Equally confused is the casual tendency to equate the interests of the county’s politicians and bureaucrats with those of the taxpayers and the Southern California economy. The county is interested in maximum short-term revenue, the uses of which are shaped both by perceived needs and by interest-group pressures, at the expense of longer-term revenues and overall economic growth. The taxpayers, because they are interested in efficient economic activity in both the public and private sectors, are interested in maximum productivity from all resources, public and private.

Such maximum productivity depends in part on government policy that encourages efficient--that is, profitable--use of resources. It is only natural, and appropriate, that private entrepreneurs would be reluctant to make sizable new investments in the marina without the security of a longer lease; but an attempt to link a lease extension to renegotiated terms for the existing lease would reduce the value of the lease extension. It would be identical to a tax on the lease extension, thus reducing incentives to improve the property. That is hardly consistent with maximum productivity from resources owned publicly. And such reduced wealth inevitably yields smaller investment, reduced employment and fewer of the other central benefits of economic efficiency.

Nor is the use of lease terms calculated as a percentage of leaseholder revenue consistent with that end. That is identical to an excise tax on improvement and preservation of the marina, and so reduces the net return earned by those making the investments. It would be better simply to negotiate a flat rental per time period, perhaps to be renegotiated at specified times, so that those making the investments receive their complete value, and so have complete incentives.

The very best outcome would be achieved were the county simply to sell the land to the highest bidder, and thus allow the market to dictate the terms of its use. After all, is there any more reason for the government to own land than, say, supermarkets?

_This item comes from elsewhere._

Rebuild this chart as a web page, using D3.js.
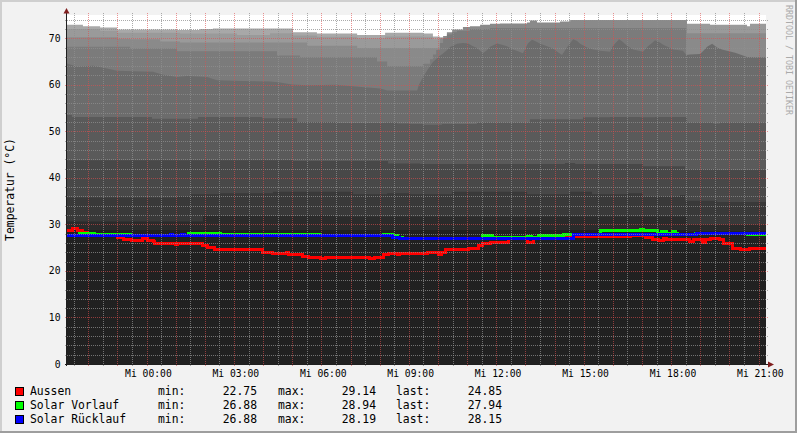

Some observers profess to be shocked, shocked , at the lower efficiency with which the county has managed its marina property, but that outcome is an entirely predictable and universal characteristic of government enterprise. Returns to the bureaucrats, the taxpayers and the economy as a whole would be far greater were the property sold to the highest bidder and the proceeds invested. But remember not to allow the bureaucrats to choose the investment strategy.